#### Materials provided ####

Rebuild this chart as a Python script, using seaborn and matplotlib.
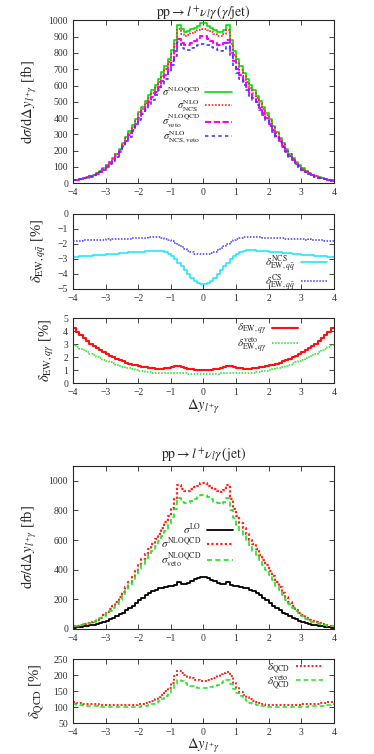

####
#### Materials provided ####

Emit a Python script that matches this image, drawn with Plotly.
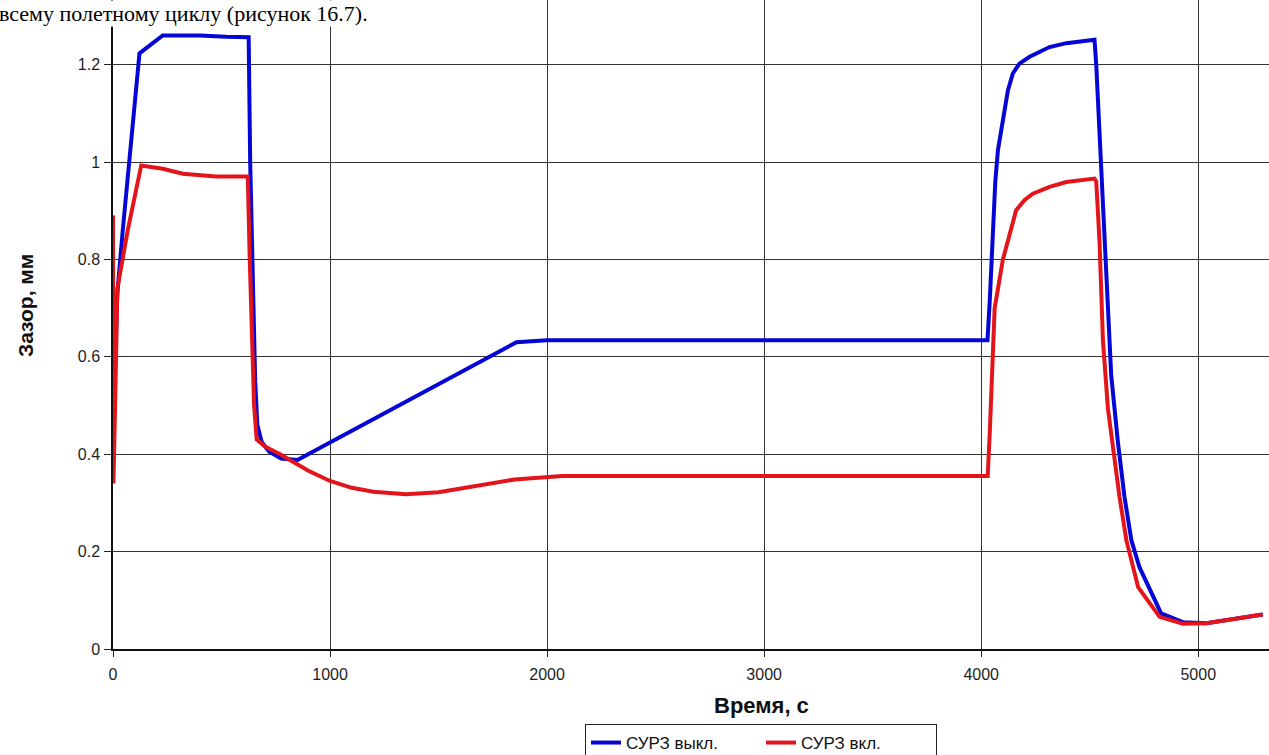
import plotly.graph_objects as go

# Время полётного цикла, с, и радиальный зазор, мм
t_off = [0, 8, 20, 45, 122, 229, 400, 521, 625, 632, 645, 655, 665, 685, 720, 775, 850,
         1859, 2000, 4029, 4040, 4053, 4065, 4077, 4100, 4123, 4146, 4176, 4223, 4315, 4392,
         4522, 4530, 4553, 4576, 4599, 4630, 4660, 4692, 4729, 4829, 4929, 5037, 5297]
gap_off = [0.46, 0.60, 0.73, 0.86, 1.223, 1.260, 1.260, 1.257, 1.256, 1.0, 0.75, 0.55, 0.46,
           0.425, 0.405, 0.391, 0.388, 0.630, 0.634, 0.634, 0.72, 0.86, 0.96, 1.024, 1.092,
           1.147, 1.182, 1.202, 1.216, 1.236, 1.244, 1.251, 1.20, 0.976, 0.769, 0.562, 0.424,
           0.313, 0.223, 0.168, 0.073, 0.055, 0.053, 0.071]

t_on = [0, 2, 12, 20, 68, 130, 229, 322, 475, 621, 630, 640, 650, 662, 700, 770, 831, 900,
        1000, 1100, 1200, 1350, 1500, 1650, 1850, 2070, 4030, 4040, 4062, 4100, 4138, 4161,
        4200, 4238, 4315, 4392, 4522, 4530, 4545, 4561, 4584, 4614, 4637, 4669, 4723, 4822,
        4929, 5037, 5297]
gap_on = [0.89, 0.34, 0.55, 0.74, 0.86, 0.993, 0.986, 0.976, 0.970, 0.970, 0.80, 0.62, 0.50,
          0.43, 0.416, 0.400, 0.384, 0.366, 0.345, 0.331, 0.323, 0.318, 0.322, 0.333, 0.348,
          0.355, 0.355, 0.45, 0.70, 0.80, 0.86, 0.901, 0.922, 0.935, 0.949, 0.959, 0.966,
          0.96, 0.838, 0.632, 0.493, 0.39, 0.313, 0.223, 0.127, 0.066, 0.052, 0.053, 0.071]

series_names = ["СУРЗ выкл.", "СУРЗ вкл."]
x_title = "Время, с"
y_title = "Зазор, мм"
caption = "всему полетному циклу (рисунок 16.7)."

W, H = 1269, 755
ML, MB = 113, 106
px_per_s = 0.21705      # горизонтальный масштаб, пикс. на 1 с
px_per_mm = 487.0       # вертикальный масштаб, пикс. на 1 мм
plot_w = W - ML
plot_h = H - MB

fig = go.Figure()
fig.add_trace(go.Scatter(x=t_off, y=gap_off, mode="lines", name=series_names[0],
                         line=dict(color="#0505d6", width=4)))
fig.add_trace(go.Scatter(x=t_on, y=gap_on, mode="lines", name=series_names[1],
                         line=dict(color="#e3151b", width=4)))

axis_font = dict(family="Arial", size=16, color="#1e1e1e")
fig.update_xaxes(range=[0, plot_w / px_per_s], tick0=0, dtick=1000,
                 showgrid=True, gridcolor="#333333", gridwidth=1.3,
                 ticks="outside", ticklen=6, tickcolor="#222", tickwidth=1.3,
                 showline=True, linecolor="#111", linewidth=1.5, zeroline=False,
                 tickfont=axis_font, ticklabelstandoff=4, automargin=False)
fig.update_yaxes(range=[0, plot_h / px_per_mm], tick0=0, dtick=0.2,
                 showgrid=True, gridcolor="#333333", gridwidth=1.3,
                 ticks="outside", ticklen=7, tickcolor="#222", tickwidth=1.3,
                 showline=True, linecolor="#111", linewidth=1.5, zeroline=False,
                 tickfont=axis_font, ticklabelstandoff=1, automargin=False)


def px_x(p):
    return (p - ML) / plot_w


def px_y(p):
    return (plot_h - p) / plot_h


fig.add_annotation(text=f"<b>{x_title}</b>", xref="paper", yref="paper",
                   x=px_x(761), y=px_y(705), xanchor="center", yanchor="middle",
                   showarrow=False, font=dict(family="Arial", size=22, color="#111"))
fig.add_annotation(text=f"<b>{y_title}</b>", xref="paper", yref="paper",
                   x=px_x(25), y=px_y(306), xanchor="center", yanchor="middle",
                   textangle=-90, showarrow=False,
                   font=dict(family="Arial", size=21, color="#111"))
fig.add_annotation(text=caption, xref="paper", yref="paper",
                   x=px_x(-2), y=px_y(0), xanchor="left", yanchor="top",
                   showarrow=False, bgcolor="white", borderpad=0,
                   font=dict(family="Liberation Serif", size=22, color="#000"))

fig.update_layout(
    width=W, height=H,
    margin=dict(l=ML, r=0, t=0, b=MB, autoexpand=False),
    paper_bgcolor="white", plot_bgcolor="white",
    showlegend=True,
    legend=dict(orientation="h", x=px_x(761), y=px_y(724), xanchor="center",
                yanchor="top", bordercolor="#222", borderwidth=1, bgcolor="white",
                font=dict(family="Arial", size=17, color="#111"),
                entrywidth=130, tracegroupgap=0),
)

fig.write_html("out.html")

####

Look above for lines with the word "script" and copy them all.

Rebuild this chart as a Python script, using seaborn and matplotlib.
Emit a Python script that matches this image, drawn with Plotly.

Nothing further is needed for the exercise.